Thomas Otway - Life

Life

Otway was born at Trotton near Midhurst, the parish of which his father, Humphrey Otway, was at that time curate. Humphrey later became rector of Woolbeding, a neighbouring parish, where Thomas Otway was brought up. He was educated at Winchester College, and in 1669 entered Christ Church, Oxford, as a commoner, but left the university without a degree in the autumn of 1672. At Oxford he made the acquaintance of Anthony Cary, 5th Viscount Falkland, through whom, he says in the dedication to Caius Marius, he first learned to love books.
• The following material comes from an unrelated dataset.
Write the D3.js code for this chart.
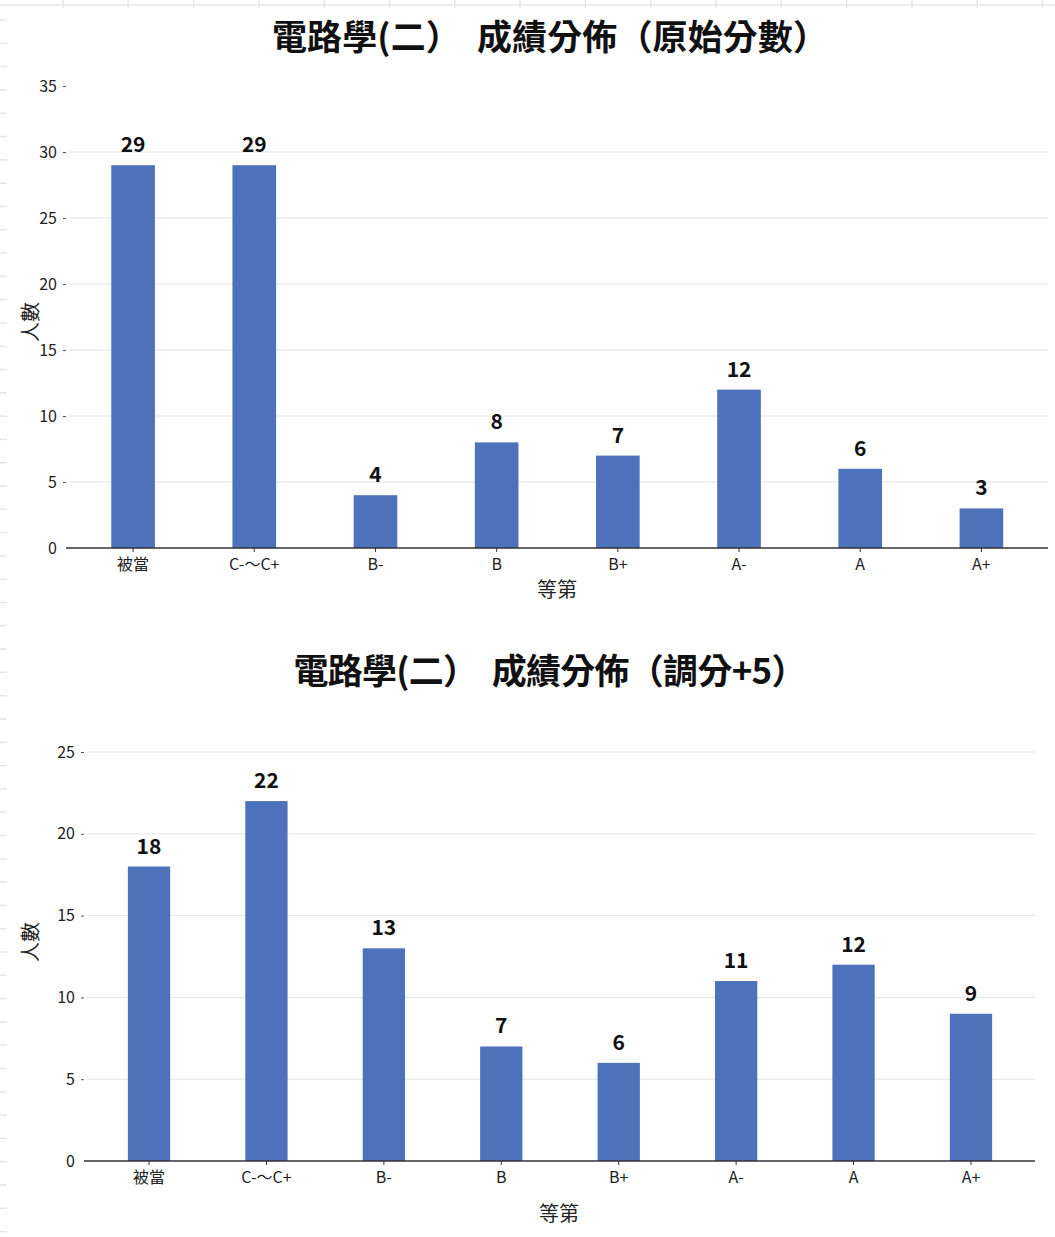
<!DOCTYPE html>
<html>
<head>
  <meta charset="utf-8">
  <title>電路學(二) 成績分佈</title>
  <style>
    body { margin: 0; background: #fff; }
    text { font-family: "Noto Sans CJK TC", "Noto Sans CJK SC", sans-serif; }
  </style>
</head>
<body>
  <svg id="main" width="1055" height="1237"></svg>

  <script src="https://cdn.jsdelivr.net/npm/d3@7/dist/d3.min.js"></script>
  <script>
    const grades = ['被當', 'C-～C+', 'B-', 'B', 'B+', 'A-', 'A', 'A+']
    const rawCounts = [29, 29, 4, 8, 7, 12, 6, 3]
    const curvedCounts = [18, 22, 13, 7, 6, 11, 12, 9]
    const rawTicks = [0, 5, 10, 15, 20, 25, 30, 35]
    const curvedTicks = [0, 5, 10, 15, 20, 25]

    const svg = d3.select('#main')
    const barColor = '#4e71bc'

    // faint spreadsheet cell lines behind the screenshot
    const deco = svg.append('g').attr('stroke', '#e6e6e6').attr('stroke-width', 1.5)
    deco.append('line').attr('x1', 0).attr('x2', 1055).attr('y1', 5).attr('y2', 5)
    deco.selectAll('.vt').data(d3.range(63, 1055, 65.3)).join('line')
      .attr('x1', d => d).attr('x2', d => d).attr('y1', 0).attr('y2', 8)
    deco.selectAll('.ld').data(d3.range(20, 1237, 23.3)).join('line')
      .attr('x1', 0).attr('x2', 7).attr('y1', d => d).attr('y2', d => d)

    function drawChart(opt) {
      const g = svg.append('g')
      const x = d3.scaleBand().domain(grades).range([opt.x0, opt.x1]).paddingInner(0.64).paddingOuter(0.32)
      const y = d3.scaleLinear().domain([0, opt.yMax]).range([opt.yBottom, opt.yTop])

      g.append('text')
        .attr('x', opt.titleX).attr('y', opt.titleY)
        .attr('text-anchor', 'middle')
        .attr('font-size', 35).attr('font-weight', 'bold').attr('fill', '#111')
        .attr('textLength', opt.titleWidth).attr('lengthAdjust', 'spacing')
        .style('white-space', 'pre')
        .text(opt.title)

      // grid
      g.append('g').selectAll('line')
        .data(opt.ticks.filter(t => t > 0 && t <= opt.gridMax))
        .join('line')
        .attr('x1', opt.axisX0 + 3).attr('x2', opt.gridX1)
        .attr('y1', d => y(d)).attr('y2', d => y(d))
        .attr('stroke', '#e3e3e3').attr('stroke-width', 1)

      // y axis (ticks only, no domain line)
      const yAxis = g.append('g')
        .attr('transform', `translate(${opt.axisX0},0)`)
        .call(d3.axisLeft(y).tickValues(opt.ticks).tickSize(3).tickPadding(6))
      yAxis.select('.domain').remove()
      yAxis.selectAll('.tick line').attr('stroke', '#555')
      yAxis.selectAll('.tick text').attr('font-size', 16).attr('fill', '#222')
        .style('font-family', '"Noto Sans CJK TC", sans-serif')
      yAxis.select('.tick:first-of-type line').remove()

      // bars
      g.append('g').selectAll('rect')
        .data(opt.values)
        .join('rect')
        .attr('x', (d, i) => x(grades[i]))
        .attr('width', x.bandwidth())
        .attr('y', d => y(d))
        .attr('height', d => y(0) - y(d))
        .attr('fill', barColor)

      // value labels
      g.append('g').selectAll('text')
        .data(opt.values)
        .join('text')
        .attr('x', (d, i) => x(grades[i]) + x.bandwidth() / 2)
        .attr('y', d => y(d) - 13)
        .attr('text-anchor', 'middle')
        .attr('font-size', 21).attr('font-weight', 'bold').attr('fill', '#111')
        .text(d => d)

      // x axis
      const xAxis = g.append('g')
        .attr('transform', `translate(0,${opt.yBottom})`)
        .call(d3.axisBottom(x).tickSize(4).tickPadding(7))
      xAxis.select('.domain').attr('d', `M${opt.axisX0},0H${opt.gridX1}`).attr('stroke', '#333').attr('stroke-width', 1.5)
      xAxis.selectAll('.tick line').attr('stroke', '#333')
      xAxis.selectAll('.tick text').attr('font-size', 16).attr('fill', '#222')
        .style('font-family', '"Noto Sans CJK TC", sans-serif')

      g.append('text')
        .attr('x', opt.xTitleX).attr('y', opt.xTitleY)
        .attr('text-anchor', 'middle').attr('font-size', 20).attr('fill', '#222')
        .text('等第')

      g.append('text')
        .attr('transform', `translate(${opt.yTitleX},${opt.yTitleY}) rotate(-90)`)
        .attr('text-anchor', 'middle').attr('font-size', 20).attr('fill', '#222')
        .text('人數')
    }

    drawChart({
      title: '電路學(二）  成績分佈（原始分數）',
      titleX: 550, titleY: 50, titleWidth: 556,
      values: rawCounts, ticks: rawTicks, yMax: 35, gridMax: 30,
      x0: 72.5, x1: 1042, yTop: 86, yBottom: 548,
      axisX0: 66, gridX1: 1048,
      xTitleX: 557, xTitleY: 597,
      yTitleX: 38, yTitleY: 322
    })

    drawChart({
      title: '電路學(二）  成績分佈（調分+5）',
      titleX: 550, titleY: 684, titleWidth: 513,
      values: curvedCounts, ticks: curvedTicks, yMax: 25, gridMax: 25,
      x0: 90.3, x1: 1029.7, yTop: 752, yBottom: 1161,
      axisX0: 84, gridX1: 1035,
      xTitleX: 559, xTitleY: 1221,
      yTitleX: 38, yTitleY: 942
    })
  </script>
</body>
</html>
In London he made acquaintance with Aphra Behn, who in 1672 cast him as the old king in her play, Forc'd Marriage, or The Jealous Bridegroom, at the Dorset Garden Theatre. However, he had a bad attack of stage fright, and never made a second appearance.

Meanwhile he had fallen in love with Mrs Barry, who played many of the leading parts in his plays. Six letters to her survive, the last of them referring to a broken appointment in the Mall. Mrs Barry seems to have flirted with Otway, but had no intention of permanently offending Rochester. In 1678, driven to desperation by her, Otway obtained a commission through Charles, Earl of Plymouth, a natural son of Charles II, in a regiment serving in the Netherlands. The English troops were disbanded in 1679, but were left to find their way home as best they could. They were paid with depreciated paper, and Otway arrived in London late in the year, ragged and dirty, a circumstance utilized by Elkanah Settle in his Sessions of the Poets.

He apparently ceased to struggle against his poverty and misfortunes. The generally accepted story regarding the manner of his death was first given in Theophilus Cibber's Lives of the Poets. He is said to have emerged from his retreat at the Bull on Tower Hill to beg for bread. A passer-by, learning who he was, gave him a guinea, with which Otway hastened to a baker's shop. He ate too hastily, and choked on the first mouthful. Whether this account of his death be true or not, it is certain that he died in the utmost poverty, and was buried on 16 April 1685 in the churchyard of St. Clement Danes.